### THE EXERCISE
Line by line, repeat the data below exactly, beginning at the first line and ending at the line with "const midM = s". Omit pictures.

### DATA SHOWN

● ● ● ● ●

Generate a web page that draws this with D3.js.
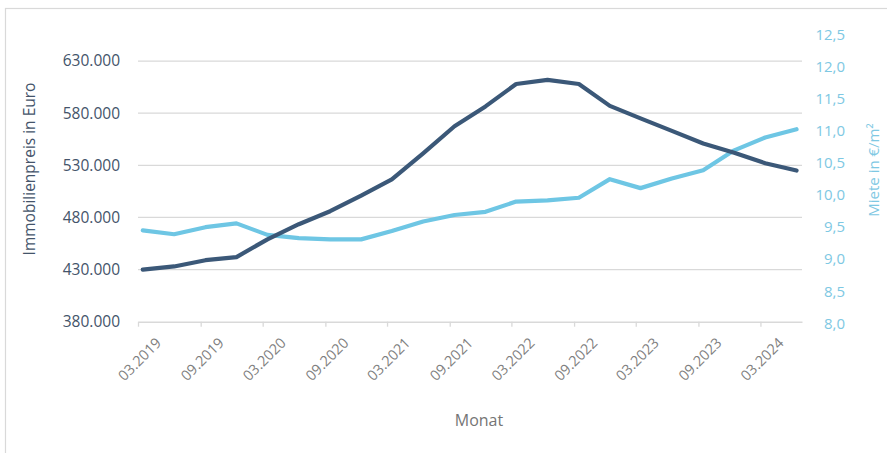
<!DOCTYPE html>
<html><head><meta charset="utf-8">
<script src="https://cdn.jsdelivr.net/npm/d3@7"></script>
<style>
html,body{margin:0;padding:0;background:#fff;}
svg{display:block;font-family:"Open Sans",sans-serif;}
</style></head>
<body><svg id="c" width="887" height="453"></svg>
<script>
const months = ["03.2019","06.2019","09.2019","12.2019","03.2020","06.2020","09.2020","12.2020",
  "03.2021","06.2021","09.2021","12.2021","03.2022","06.2022","09.2022","12.2022",
  "03.2023","06.2023","09.2023","12.2023","03.2024","06.2024"];
const preis = [430000,433000,439000,442000,459000,473500,486000,501000,516500,541500,567500,586500,
  608000,612000,608000,587000,575000,563000,551000,542000,532000,525000];
const miete = [9.45,9.39,9.50,9.56,9.38,9.33,9.31,9.31,9.44,9.59,9.69,9.74,
  9.90,9.92,9.96,10.25,10.11,10.26,10.39,10.70,10.90,11.03];
const xTickLabels = ["03.2019","09.2019","03.2020","09.2020","03.2021","09.2021","03.2022","09.2022","03.2023","09.2023","03.2024"];
const leftTicks = [380000,430000,480000,530000,580000,630000];
const rightTicks = [8.0,8.5,9.0,9.5,10.0,10.5,11.0,11.5,12.0,12.5];

const svg = d3.select("#c");
const parseM = s => { const [m,y] = s.split("."); return new Date(+y, +m-1, 1); };
const midM = s => { const [m,y] = s.split("."); return new Date(+y, +m-1, 15); };

const x = d3.scaleTime().domain([new Date(2019,2,1), new Date(2024,6,1)]).range([138, 802]);
const yL = d3.scaleLinear().domain([380000, 655000]).range([321.7, 35]);
const yR = d3.scaleLinear().domain([8, 12.5]).range([323.3, 35]);

// frame
svg.append("rect").attr("x",5.5).attr("y",8.5).attr("width",900).attr("height",460)
  .attr("fill","none").attr("stroke","#d9d9d9").attr("stroke-width",1.2);

// gridlines
svg.append("g").selectAll("line").data(leftTicks.slice(1)).join("line")
  .attr("x1",138).attr("x2",802).attr("y1",d=>yL(d)).attr("y2",d=>yL(d))
  .attr("stroke","#d9d9d9").attr("stroke-width",1.3);

// x axis
const xa = svg.append("g").attr("transform",`translate(0,${yL(380000)})`)
  .call(d3.axisBottom(x).tickValues(xTickLabels.map(parseM)).tickSize(5).tickSizeOuter(0).tickFormat(""));
xa.select(".domain").attr("stroke","#d9d9d9").attr("stroke-width",1.5);
xa.selectAll(".tick line").attr("stroke","#d9d9d9").attr("stroke-width",1.3);

svg.append("g").selectAll("text").data(xTickLabels).join("text")
  .attr("transform",d=>`translate(${x(parseM(d))+17},${yL(380000)+15}) rotate(-45)`)
  .attr("text-anchor","end").attr("dy","0.7em")
  .attr("font-size",14.5).attr("fill","#7f7f7f").text(d=>d);

// left axis labels
const fmtL = d => d3.format(",")(d).replace(/,/g,".");
svg.append("g").selectAll("text").data(leftTicks).join("text")
  .attr("x",120).attr("y",d=>yL(d)).attr("dy","0.35em").attr("text-anchor","end")
  .attr("font-size",15.5).attr("fill","#44546a").text(fmtL);

// right axis labels
svg.append("g").selectAll("text").data(rightTicks).join("text")
  .attr("x",845).attr("y",d=>yR(d)).attr("dy","0.35em").attr("text-anchor","end")
  .attr("font-size",15).attr("fill","#7ec8e3").text(d=>d.toFixed(1).replace(".",","));

// axis titles
svg.append("text").attr("transform","translate(35,169) rotate(-90)").attr("text-anchor","middle")
  .attr("font-size",15.5).attr("fill","#44546a").text("Immobilienpreis in Euro");
svg.append("text").attr("transform","translate(879,170) rotate(-90)").attr("text-anchor","middle")
  .attr("font-size",15).attr("fill","#7ec8e3").text("Miete in €/m²");
svg.append("text").attr("x",479).attr("y",426).attr("text-anchor","middle")
  .attr("font-size",16).attr("fill","#757575").text("Monat");

// lines
const dPreis = months.map((m,i)=>({d:midM(m), v:preis[i]}));
const dMiete = months.map((m,i)=>({d:midM(m), v:miete[i]}));
svg.append("path").datum(dMiete)
  .attr("d", d3.line().x(d=>x(d.d)).y(d=>yR(d.v)))
  .attr("fill","none").attr("stroke","#6ec6e4").attr("stroke-width",4.2)
  .attr("stroke-linejoin","round").attr("stroke-linecap","round");
svg.append("path").datum(dPreis)
  .attr("d", d3.line().x(d=>x(d.d)).y(d=>yL(d.v)))
  .attr("fill","none").attr("stroke","#3b5878").attr("stroke-width",4.2)
  .attr("stroke-linejoin","round").attr("stroke-linecap","round");
</script></body></html>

● ● ● ● ●

### SOLUTION
Generate a web page that draws this with D3.js.
<!DOCTYPE html>
<html><head><meta charset="utf-8">
<script src="https://cdn.jsdelivr.net/npm/d3@7"></script>
<style>
html,body{margin:0;padding:0;background:#fff;}
svg{display:block;font-family:"Open Sans",sans-serif;}
</style></head>
<body><svg id="c" width="887" height="453"></svg>
<script>
const months = ["03.2019","06.2019","09.2019","12.2019","03.2020","06.2020","09.2020","12.2020",
  "03.2021","06.2021","09.2021","12.2021","03.2022","06.2022","09.2022","12.2022",
  "03.2023","06.2023","09.2023","12.2023","03.2024","06.2024"];
const preis = [430000,433000,439000,442000,459000,473500,486000,501000,516500,541500,567500,586500,
  608000,612000,608000,587000,575000,563000,551000,542000,532000,525000];
const miete = [9.45,9.39,9.50,9.56,9.38,9.33,9.31,9.31,9.44,9.59,9.69,9.74,
  9.90,9.92,9.96,10.25,10.11,10.26,10.39,10.70,10.90,11.03];
const xTickLabels = ["03.2019","09.2019","03.2020","09.2020","03.2021","09.2021","03.2022","09.2022","03.2023","09.2023","03.2024"];
const leftTicks = [380000,430000,480000,530000,580000,630000];
const rightTicks = [8.0,8.5,9.0,9.5,10.0,10.5,11.0,11.5,12.0,12.5];

const svg = d3.select("#c");
const parseM = s => { const [m,y] = s.split("."); return new Date(+y, +m-1, 1); };
const midM = s => { const [m,y] = s.split("."); return new Date(+y, +m-1, 15); };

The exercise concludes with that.